→ Exercise objective:
Write out, word for word, every line from the first one through the line that holds "(rel axis cs:1,1);", and nothing else; skip the pictures.

→ Information supplied:
_ _ _ _ _ _ _
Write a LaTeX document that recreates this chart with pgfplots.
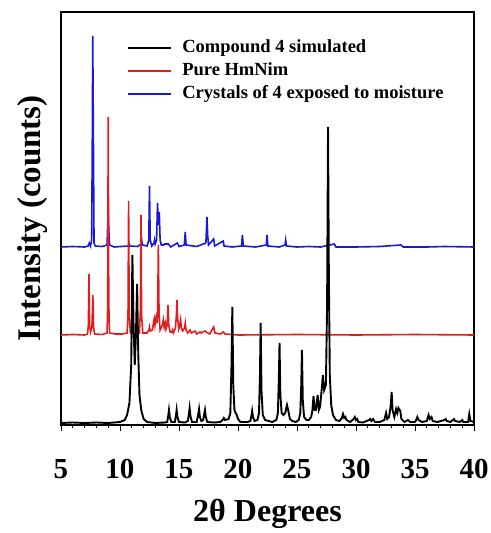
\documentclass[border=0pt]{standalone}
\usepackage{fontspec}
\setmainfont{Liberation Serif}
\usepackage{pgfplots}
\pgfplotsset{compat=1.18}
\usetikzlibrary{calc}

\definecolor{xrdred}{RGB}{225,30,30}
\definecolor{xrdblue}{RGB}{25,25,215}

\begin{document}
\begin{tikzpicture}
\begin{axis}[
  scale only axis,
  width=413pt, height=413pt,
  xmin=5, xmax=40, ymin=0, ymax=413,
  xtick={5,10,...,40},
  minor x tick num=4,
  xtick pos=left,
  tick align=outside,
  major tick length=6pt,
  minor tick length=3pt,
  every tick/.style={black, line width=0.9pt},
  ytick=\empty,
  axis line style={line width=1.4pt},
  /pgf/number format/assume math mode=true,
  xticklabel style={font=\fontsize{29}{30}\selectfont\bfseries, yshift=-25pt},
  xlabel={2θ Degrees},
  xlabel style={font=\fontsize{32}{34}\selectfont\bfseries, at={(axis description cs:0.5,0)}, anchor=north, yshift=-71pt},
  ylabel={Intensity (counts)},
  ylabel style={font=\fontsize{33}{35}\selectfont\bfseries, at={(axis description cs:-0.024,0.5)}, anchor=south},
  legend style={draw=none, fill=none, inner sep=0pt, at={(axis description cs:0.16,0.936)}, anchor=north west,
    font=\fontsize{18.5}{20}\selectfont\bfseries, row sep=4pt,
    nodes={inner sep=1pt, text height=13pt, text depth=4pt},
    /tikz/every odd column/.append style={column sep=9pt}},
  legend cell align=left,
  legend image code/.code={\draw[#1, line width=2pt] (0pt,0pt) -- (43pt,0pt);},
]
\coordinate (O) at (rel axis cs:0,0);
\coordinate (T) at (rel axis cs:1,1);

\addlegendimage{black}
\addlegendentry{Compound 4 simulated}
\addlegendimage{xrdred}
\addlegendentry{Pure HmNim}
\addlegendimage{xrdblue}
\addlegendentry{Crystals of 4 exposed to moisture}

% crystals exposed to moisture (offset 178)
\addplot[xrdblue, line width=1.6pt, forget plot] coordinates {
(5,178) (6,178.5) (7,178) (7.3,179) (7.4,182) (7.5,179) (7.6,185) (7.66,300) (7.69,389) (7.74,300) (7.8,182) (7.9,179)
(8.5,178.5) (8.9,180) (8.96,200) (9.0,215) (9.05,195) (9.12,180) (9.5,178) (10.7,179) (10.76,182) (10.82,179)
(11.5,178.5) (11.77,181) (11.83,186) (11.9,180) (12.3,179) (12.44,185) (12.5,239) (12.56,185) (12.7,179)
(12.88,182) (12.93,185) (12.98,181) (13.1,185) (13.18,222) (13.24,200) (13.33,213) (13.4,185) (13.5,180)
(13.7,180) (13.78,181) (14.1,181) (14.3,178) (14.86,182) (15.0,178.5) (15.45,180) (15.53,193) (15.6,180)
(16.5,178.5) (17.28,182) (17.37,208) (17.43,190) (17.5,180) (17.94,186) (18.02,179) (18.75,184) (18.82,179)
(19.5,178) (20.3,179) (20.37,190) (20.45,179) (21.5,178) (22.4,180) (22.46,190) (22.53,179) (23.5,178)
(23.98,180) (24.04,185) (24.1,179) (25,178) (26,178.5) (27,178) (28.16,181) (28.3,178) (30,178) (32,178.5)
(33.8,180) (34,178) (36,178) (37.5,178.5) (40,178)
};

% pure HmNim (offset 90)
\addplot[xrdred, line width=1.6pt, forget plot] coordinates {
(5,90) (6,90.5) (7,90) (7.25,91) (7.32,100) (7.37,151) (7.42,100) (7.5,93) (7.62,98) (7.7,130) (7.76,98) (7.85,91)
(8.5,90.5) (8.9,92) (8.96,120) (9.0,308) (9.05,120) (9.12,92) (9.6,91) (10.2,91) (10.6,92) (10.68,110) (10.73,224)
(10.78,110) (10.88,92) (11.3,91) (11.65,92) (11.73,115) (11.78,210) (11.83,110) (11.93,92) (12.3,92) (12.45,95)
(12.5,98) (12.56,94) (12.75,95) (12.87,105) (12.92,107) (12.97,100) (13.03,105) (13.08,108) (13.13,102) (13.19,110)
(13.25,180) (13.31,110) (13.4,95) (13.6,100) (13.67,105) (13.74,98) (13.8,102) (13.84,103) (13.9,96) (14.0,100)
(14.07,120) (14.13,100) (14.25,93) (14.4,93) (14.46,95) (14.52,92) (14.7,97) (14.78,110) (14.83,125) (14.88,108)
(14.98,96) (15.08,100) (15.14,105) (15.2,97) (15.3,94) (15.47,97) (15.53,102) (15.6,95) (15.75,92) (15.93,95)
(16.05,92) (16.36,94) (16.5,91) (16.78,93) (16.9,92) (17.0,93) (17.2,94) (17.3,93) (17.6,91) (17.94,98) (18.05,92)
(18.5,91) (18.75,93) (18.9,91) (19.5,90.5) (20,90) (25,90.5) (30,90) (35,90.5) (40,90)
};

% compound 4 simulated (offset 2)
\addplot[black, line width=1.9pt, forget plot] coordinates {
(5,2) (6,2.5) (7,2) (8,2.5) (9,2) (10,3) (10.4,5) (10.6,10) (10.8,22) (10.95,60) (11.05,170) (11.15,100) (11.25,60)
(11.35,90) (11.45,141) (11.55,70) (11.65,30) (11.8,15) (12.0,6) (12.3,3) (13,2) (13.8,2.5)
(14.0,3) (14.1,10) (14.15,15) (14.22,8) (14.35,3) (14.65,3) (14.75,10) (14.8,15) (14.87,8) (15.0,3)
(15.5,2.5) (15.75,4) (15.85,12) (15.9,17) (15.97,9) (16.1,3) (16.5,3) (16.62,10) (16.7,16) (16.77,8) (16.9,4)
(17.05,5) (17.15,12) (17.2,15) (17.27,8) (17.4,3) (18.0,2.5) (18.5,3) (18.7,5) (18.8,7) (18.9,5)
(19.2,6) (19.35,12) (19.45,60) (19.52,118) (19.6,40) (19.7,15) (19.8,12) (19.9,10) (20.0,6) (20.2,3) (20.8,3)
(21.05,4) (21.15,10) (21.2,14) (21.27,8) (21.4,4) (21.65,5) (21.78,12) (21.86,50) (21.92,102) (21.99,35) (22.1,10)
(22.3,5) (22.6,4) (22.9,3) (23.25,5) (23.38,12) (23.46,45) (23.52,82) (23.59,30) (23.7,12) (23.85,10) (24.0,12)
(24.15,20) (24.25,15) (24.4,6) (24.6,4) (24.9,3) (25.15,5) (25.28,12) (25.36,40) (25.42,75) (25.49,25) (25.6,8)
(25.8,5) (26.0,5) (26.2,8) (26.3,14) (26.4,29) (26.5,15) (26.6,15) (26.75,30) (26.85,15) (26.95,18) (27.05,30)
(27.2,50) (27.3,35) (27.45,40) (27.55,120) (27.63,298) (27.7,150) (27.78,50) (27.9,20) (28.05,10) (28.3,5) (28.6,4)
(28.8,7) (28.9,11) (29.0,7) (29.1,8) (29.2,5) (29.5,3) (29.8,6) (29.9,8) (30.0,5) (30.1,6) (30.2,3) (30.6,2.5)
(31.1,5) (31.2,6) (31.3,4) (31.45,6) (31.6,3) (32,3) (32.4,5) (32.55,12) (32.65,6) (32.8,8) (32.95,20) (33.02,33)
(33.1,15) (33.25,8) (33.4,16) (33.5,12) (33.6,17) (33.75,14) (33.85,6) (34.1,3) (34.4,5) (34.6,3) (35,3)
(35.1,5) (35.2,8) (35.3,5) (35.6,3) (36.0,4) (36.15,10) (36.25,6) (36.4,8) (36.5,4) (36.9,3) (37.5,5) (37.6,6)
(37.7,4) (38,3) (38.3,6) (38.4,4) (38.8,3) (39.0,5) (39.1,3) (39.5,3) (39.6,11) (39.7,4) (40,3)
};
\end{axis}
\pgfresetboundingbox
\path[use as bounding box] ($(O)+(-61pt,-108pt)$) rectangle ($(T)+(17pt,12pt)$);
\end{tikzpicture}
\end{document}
_ _ _ _ _ _ _
→ Answer to this problem:
Write a LaTeX document that recreates this chart with pgfplots.
\documentclass[border=0pt]{standalone}
\usepackage{fontspec}
\setmainfont{Liberation Serif}
\usepackage{pgfplots}
\pgfplotsset{compat=1.18}
\usetikzlibrary{calc}

\definecolor{xrdred}{RGB}{225,30,30}
\definecolor{xrdblue}{RGB}{25,25,215}

\begin{document}
\begin{tikzpicture}
\begin{axis}[
  scale only axis,
  width=413pt, height=413pt,
  xmin=5, xmax=40, ymin=0, ymax=413,
  xtick={5,10,...,40},
  minor x tick num=4,
  xtick pos=left,
  tick align=outside,
  major tick length=6pt,
  minor tick length=3pt,
  every tick/.style={black, line width=0.9pt},
  ytick=\empty,
  axis line style={line width=1.4pt},
  /pgf/number format/assume math mode=true,
  xticklabel style={font=\fontsize{29}{30}\selectfont\bfseries, yshift=-25pt},
  xlabel={2θ Degrees},
  xlabel style={font=\fontsize{32}{34}\selectfont\bfseries, at={(axis description cs:0.5,0)}, anchor=north, yshift=-71pt},
  ylabel={Intensity (counts)},
  ylabel style={font=\fontsize{33}{35}\selectfont\bfseries, at={(axis description cs:-0.024,0.5)}, anchor=south},
  legend style={draw=none, fill=none, inner sep=0pt, at={(axis description cs:0.16,0.936)}, anchor=north west,
    font=\fontsize{18.5}{20}\selectfont\bfseries, row sep=4pt,
    nodes={inner sep=1pt, text height=13pt, text depth=4pt},
    /tikz/every odd column/.append style={column sep=9pt}},
  legend cell align=left,
  legend image code/.code={\draw[#1, line width=2pt] (0pt,0pt) -- (43pt,0pt);},
]
\coordinate (O) at (rel axis cs:0,0);
\coordinate (T) at (rel axis cs:1,1);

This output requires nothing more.